» TASK TO CARRY OUT
Restate the whole listing word for word. Pictures are left out.

>> Start GIVEN DATA

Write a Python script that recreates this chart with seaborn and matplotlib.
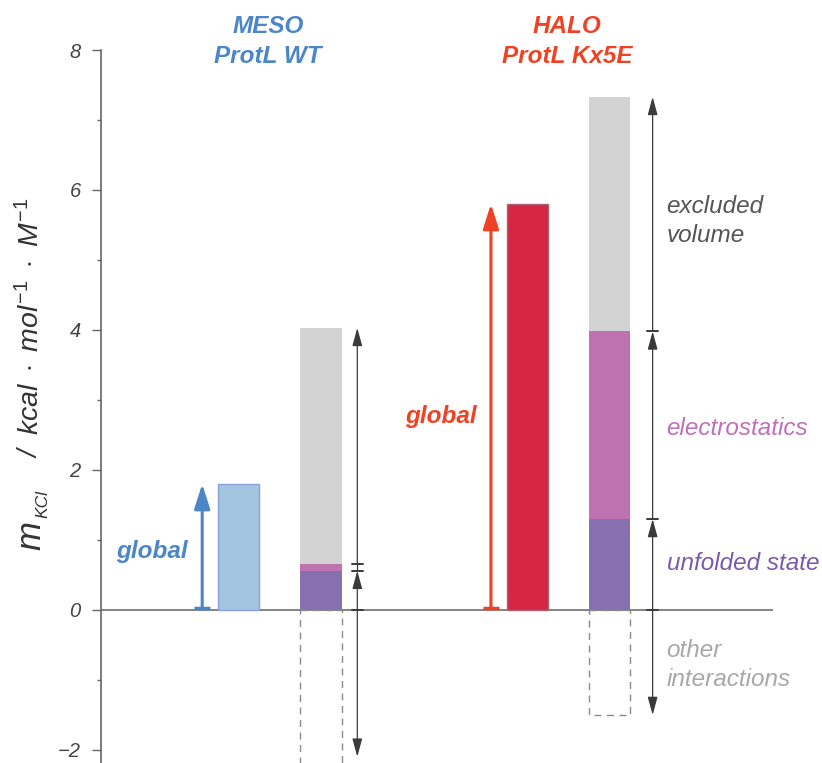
import numpy as np
import matplotlib
matplotlib.use("Agg")
import matplotlib.pyplot as plt
import seaborn as sns

# ---- data: m-values (kcal mol^-1 M^-1) for KCl ----
proteins = ["MESO\nProtL WT", "HALO\nProtL Kx5E"]
m_global = [1.80, 5.80]
m_unfolded = [0.56, 1.30]
m_electrostatics = [0.10, 2.68]
m_excluded = [3.37, 3.35]
m_other = [-2.23, -1.50]
segment_names = ["excluded\nvolume", "electrostatics", "unfolded state", "other\ninteractions"]
ytick_values = [-2, 0, 2, 4, 6, 8]

# ---- style ----
sns.set_theme(style="white")
plt.rcParams["font.family"] = ["Liberation Sans", "DejaVu Sans"]
plt.rcParams["mathtext.fontset"] = "custom"
plt.rcParams["mathtext.it"] = "Liberation Sans:italic"
plt.rcParams["mathtext.rm"] = "Liberation Sans"
plt.rcParams["mathtext.bf"] = "Liberation Sans:bold"

protein_colors = ["#4a86c8", "#ef4123"]
bar_fill = ["#a3c6e0", "#d72645"]
bar_edge = ["#8b9fd8", "#a8646e"]
seg_colors = {"unfolded": "#8670b0", "electro": "#bf72b0", "excluded": "#d3d3d3"}
seg_text_colors = ["#555555", "#c070b8", "#7a5aaa", "#a8a8a8"]

W, H = 822, 763
fig = plt.figure(figsize=(W / 100, H / 100), dpi=100)
Y_LO, Y_HI = -2.186, 8.0
ax = fig.add_axes([101 / W, 0.0, 672 / W, (H - 50) / H])

GLOBAL_X = np.array([0.0, 3.5])
STACK_X = GLOBAL_X + 1.0
BAR_W = 0.5


def draw_bars(xs, heights, bottoms=None, **kw):
    xs = np.asarray(xs, float)
    unit = np.min(np.diff(np.sort(xs))) if len(xs) > 1 else 1.0
    sns.barplot(x=xs, y=heights, native_scale=True, width=BAR_W / unit,
                saturation=1, errorbar=None, bottom=bottoms, ax=ax, **kw)


# zero line
ax.axhline(0, color="#7a7a7a", lw=1.3, zorder=0.5)

# global m-value bars
for i in range(len(proteins)):
    draw_bars([GLOBAL_X[i]], [m_global[i]], color=bar_fill[i],
              edgecolor=bar_edge[i], linewidth=1.0, zorder=2)

# stacked decomposition
unf = np.array(m_unfolded)
ele = np.array(m_electrostatics)
exc = np.array(m_excluded)
draw_bars(STACK_X, unf, None, color=seg_colors["unfolded"], linewidth=0, zorder=2)
draw_bars(STACK_X, ele, unf, color=seg_colors["electro"], linewidth=0, zorder=2)
draw_bars(STACK_X, exc, unf + ele, color=seg_colors["excluded"], linewidth=0, zorder=2)
# other interactions: dashed, unfilled
draw_bars(STACK_X, m_other, None, fill=False, color="#8a8a8a",
          linestyle=(0, (5, 4)), linewidth=1.0, zorder=2)

# global arrows + labels
for i in range(len(proteins)):
    ax_x = GLOBAL_X[i] - 0.44
    ax.annotate("", xy=(ax_x, m_global[i]), xytext=(ax_x, 0.02),
                arrowprops=dict(arrowstyle="-|>,head_length=0.75,head_width=0.24",
                                mutation_scale=20, shrinkA=0, shrinkB=0,
                                color=protein_colors[i], lw=2.2), zorder=3)
    ax.plot([ax_x - 0.1, ax_x + 0.1], [0.03, 0.03], color=protein_colors[i],
            lw=2.5, solid_capstyle="butt", zorder=3)

ax.text(GLOBAL_X[0] - 0.61, 0.83, "global", color=protein_colors[0], fontsize=17.5,
        fontweight="bold", fontstyle="italic", ha="right", va="center")
ax.text(GLOBAL_X[1] - 0.61, 2.76, "global", color=protein_colors[1], fontsize=17.5,
        fontweight="bold", fontstyle="italic", ha="right", va="center")

# dimension lines beside the stacks
dim_offsets = [0.44, 0.52]
head_c = "#3a3a3a"
for i in range(len(proteins)):
    x = STACK_X[i] + dim_offsets[i]
    levels = [0.0, unf[i], unf[i] + ele[i], unf[i] + ele[i] + exc[i]]
    for lo, hi in zip(levels[:-1], levels[1:]):
        if hi - lo > 0.3:
            ax.annotate("", xy=(x, hi), xytext=(x, lo),
                        arrowprops=dict(arrowstyle="-|>,head_length=1.1,head_width=0.3",
                                        mutation_scale=10, shrinkA=0, shrinkB=0,
                                        color=head_c, lw=0.9), zorder=3)
        else:
            ax.plot([x, x], [lo, hi], color=head_c, lw=0.9, zorder=3)
    for lv in levels[:-1]:
        ax.plot([x - 0.065, x + 0.065], [lv, lv], color=head_c, lw=1.4, zorder=3)
    low_end = max(m_other[i], Y_LO + 0.09)
    ax.annotate("", xy=(x, low_end), xytext=(x, 0.0),
                arrowprops=dict(arrowstyle="-|>,head_length=1.1,head_width=0.3",
                                mutation_scale=10, shrinkA=0, shrinkB=0,
                                color=head_c, lw=0.9), zorder=3)

# segment labels
label_x = 5.19
label_y = [5.56, 2.59, 0.67, -0.79]
for name, yy, c in zip(segment_names, label_y, seg_text_colors):
    ax.text(label_x, yy, name, color=c, fontsize=17.5, fontstyle="italic",
            ha="left", va="center", linespacing=1.32, clip_on=False)

# protein titles
title_x = [0.357, 3.98]
for i, name in enumerate(proteins):
    ax.text(title_x[i], 8.12, name, color=protein_colors[i], fontsize=17.5,
            fontweight="bold", fontstyle="italic", ha="center", va="center",
            linespacing=1.38, clip_on=False)

# axes
ax.set_xlim(-1.6667, 6.479)
ax.set_ylim(Y_LO, Y_HI)
ax.set_xticks([])
ax.set_xlabel("")
ax.set_ylabel("")
for s in ["top", "right", "bottom"]:
    ax.spines[s].set_visible(False)
ax.spines["left"].set_color("#666666")
ax.spines["left"].set_linewidth(1.2)
ax.spines["left"].set_bounds(Y_LO, Y_HI)
ax.set_yticks(ytick_values)
ax.set_yticks(np.arange(-1, 8, 2), minor=True)
ax.tick_params(axis="y", which="major", length=6.5, width=1.0, color="#666666",
               direction="out", pad=8, labelsize=14.5, labelcolor="#444444", left=True)
ax.tick_params(axis="y", which="minor", length=3, width=1.0, color="#666666",
               direction="out", left=True)
for lab in ax.get_yticklabels():
    lab.set_fontstyle("italic")
ax.set_facecolor("none")


# y-axis label, composed of pieces
def fx(px):
    return px / W


def fy(py):
    return 1 - py / H


lab_kw = dict(rotation=90, rotation_mode="anchor", va="baseline", color="#333333",
              fontstyle="italic")
fig.text(fx(40), fy(535), "m", fontsize=25, ha="center", **lab_kw)
fig.text(fx(47), fy(504), "KCl", fontsize=12.5, ha="center", **lab_kw)
fig.text(fx(39), fy(454), "/", fontsize=20, ha="center", **lab_kw)
fig.text(fx(39), fy(435), r"$kcal\ \cdot\ mol^{-1}\ \cdot\ M^{-1}$", fontsize=20.5,
         ha="left", **lab_kw)

fig.savefig("out.png", dpi=100)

>> End GIVEN DATA

» FINAL ANSWER
Write a Python script that recreates this chart with seaborn and matplotlib.
import numpy as np
import matplotlib
matplotlib.use("Agg")
import matplotlib.pyplot as plt
import seaborn as sns

# ---- data: m-values (kcal mol^-1 M^-1) for KCl ----
proteins = ["MESO\nProtL WT", "HALO\nProtL Kx5E"]
m_global = [1.80, 5.80]
m_unfolded = [0.56, 1.30]
m_electrostatics = [0.10, 2.68]
m_excluded = [3.37, 3.35]
m_other = [-2.23, -1.50]
segment_names = ["excluded\nvolume", "electrostatics", "unfolded state", "other\ninteractions"]
ytick_values = [-2, 0, 2, 4, 6, 8]

# ---- style ----
sns.set_theme(style="white")
plt.rcParams["font.family"] = ["Liberation Sans", "DejaVu Sans"]
plt.rcParams["mathtext.fontset"] = "custom"
plt.rcParams["mathtext.it"] = "Liberation Sans:italic"
plt.rcParams["mathtext.rm"] = "Liberation Sans"
plt.rcParams["mathtext.bf"] = "Liberation Sans:bold"

protein_colors = ["#4a86c8", "#ef4123"]
bar_fill = ["#a3c6e0", "#d72645"]
bar_edge = ["#8b9fd8", "#a8646e"]
seg_colors = {"unfolded": "#8670b0", "electro": "#bf72b0", "excluded": "#d3d3d3"}
seg_text_colors = ["#555555", "#c070b8", "#7a5aaa", "#a8a8a8"]

W, H = 822, 763
fig = plt.figure(figsize=(W / 100, H / 100), dpi=100)
Y_LO, Y_HI = -2.186, 8.0
ax = fig.add_axes([101 / W, 0.0, 672 / W, (H - 50) / H])

GLOBAL_X = np.array([0.0, 3.5])
STACK_X = GLOBAL_X + 1.0
BAR_W = 0.5


def draw_bars(xs, heights, bottoms=None, **kw):
    xs = np.asarray(xs, float)
    unit = np.min(np.diff(np.sort(xs))) if len(xs) > 1 else 1.0
    sns.barplot(x=xs, y=heights, native_scale=True, width=BAR_W / unit,
                saturation=1, errorbar=None, bottom=bottoms, ax=ax, **kw)


# zero line
ax.axhline(0, color="#7a7a7a", lw=1.3, zorder=0.5)

# global m-value bars
for i in range(len(proteins)):
    draw_bars([GLOBAL_X[i]], [m_global[i]], color=bar_fill[i],
              edgecolor=bar_edge[i], linewidth=1.0, zorder=2)

# stacked decomposition
unf = np.array(m_unfolded)
ele = np.array(m_electrostatics)
exc = np.array(m_excluded)
draw_bars(STACK_X, unf, None, color=seg_colors["unfolded"], linewidth=0, zorder=2)
draw_bars(STACK_X, ele, unf, color=seg_colors["electro"], linewidth=0, zorder=2)
draw_bars(STACK_X, exc, unf + ele, color=seg_colors["excluded"], linewidth=0, zorder=2)
# other interactions: dashed, unfilled
draw_bars(STACK_X, m_other, None, fill=False, color="#8a8a8a",
          linestyle=(0, (5, 4)), linewidth=1.0, zorder=2)

# global arrows + labels
for i in range(len(proteins)):
    ax_x = GLOBAL_X[i] - 0.44
    ax.annotate("", xy=(ax_x, m_global[i]), xytext=(ax_x, 0.02),
                arrowprops=dict(arrowstyle="-|>,head_length=0.75,head_width=0.24",
                                mutation_scale=20, shrinkA=0, shrinkB=0,
                                color=protein_colors[i], lw=2.2), zorder=3)
    ax.plot([ax_x - 0.1, ax_x + 0.1], [0.03, 0.03], color=protein_colors[i],
            lw=2.5, solid_capstyle="butt", zorder=3)

ax.text(GLOBAL_X[0] - 0.61, 0.83, "global", color=protein_colors[0], fontsize=17.5,
        fontweight="bold", fontstyle="italic", ha="right", va="center")
ax.text(GLOBAL_X[1] - 0.61, 2.76, "global", color=protein_colors[1], fontsize=17.5,
        fontweight="bold", fontstyle="italic", ha="right", va="center")

# dimension lines beside the stacks
dim_offsets = [0.44, 0.52]
head_c = "#3a3a3a"
for i in range(len(proteins)):
    x = STACK_X[i] + dim_offsets[i]
    levels = [0.0, unf[i], unf[i] + ele[i], unf[i] + ele[i] + exc[i]]
    for lo, hi in zip(levels[:-1], levels[1:]):
        if hi - lo > 0.3:
            ax.annotate("", xy=(x, hi), xytext=(x, lo),
                        arrowprops=dict(arrowstyle="-|>,head_length=1.1,head_width=0.3",
                                        mutation_scale=10, shrinkA=0, shrinkB=0,
                                        color=head_c, lw=0.9), zorder=3)
        else:
            ax.plot([x, x], [lo, hi], color=head_c, lw=0.9, zorder=3)
    for lv in levels[:-1]:
        ax.plot([x - 0.065, x + 0.065], [lv, lv], color=head_c, lw=1.4, zorder=3)
    low_end = max(m_other[i], Y_LO + 0.09)
    ax.annotate("", xy=(x, low_end), xytext=(x, 0.0),
                arrowprops=dict(arrowstyle="-|>,head_length=1.1,head_width=0.3",
                                mutation_scale=10, shrinkA=0, shrinkB=0,
                                color=head_c, lw=0.9), zorder=3)

# segment labels
label_x = 5.19
label_y = [5.56, 2.59, 0.67, -0.79]
for name, yy, c in zip(segment_names, label_y, seg_text_colors):
    ax.text(label_x, yy, name, color=c, fontsize=17.5, fontstyle="italic",
            ha="left", va="center", linespacing=1.32, clip_on=False)

# protein titles
title_x = [0.357, 3.98]
for i, name in enumerate(proteins):
    ax.text(title_x[i], 8.12, name, color=protein_colors[i], fontsize=17.5,
            fontweight="bold", fontstyle="italic", ha="center", va="center",
            linespacing=1.38, clip_on=False)

# axes
ax.set_xlim(-1.6667, 6.479)
ax.set_ylim(Y_LO, Y_HI)
ax.set_xticks([])
ax.set_xlabel("")
ax.set_ylabel("")
for s in ["top", "right", "bottom"]:
    ax.spines[s].set_visible(False)
ax.spines["left"].set_color("#666666")
ax.spines["left"].set_linewidth(1.2)
ax.spines["left"].set_bounds(Y_LO, Y_HI)
ax.set_yticks(ytick_values)
ax.set_yticks(np.arange(-1, 8, 2), minor=True)
ax.tick_params(axis="y", which="major", length=6.5, width=1.0, color="#666666",
               direction="out", pad=8, labelsize=14.5, labelcolor="#444444", left=True)
ax.tick_params(axis="y", which="minor", length=3, width=1.0, color="#666666",
               direction="out", left=True)
for lab in ax.get_yticklabels():
    lab.set_fontstyle("italic")
ax.set_facecolor("none")


# y-axis label, composed of pieces
def fx(px):
    return px / W


def fy(py):
    return 1 - py / H


lab_kw = dict(rotation=90, rotation_mode="anchor", va="baseline", color="#333333",
              fontstyle="italic")
fig.text(fx(40), fy(535), "m", fontsize=25, ha="center", **lab_kw)
fig.text(fx(47), fy(504), "KCl", fontsize=12.5, ha="center", **lab_kw)
fig.text(fx(39), fy(454), "/", fontsize=20, ha="center", **lab_kw)
fig.text(fx(39), fy(435), r"$kcal\ \cdot\ mol^{-1}\ \cdot\ M^{-1}$", fontsize=20.5,
         ha="left", **lab_kw)

fig.savefig("out.png", dpi=100)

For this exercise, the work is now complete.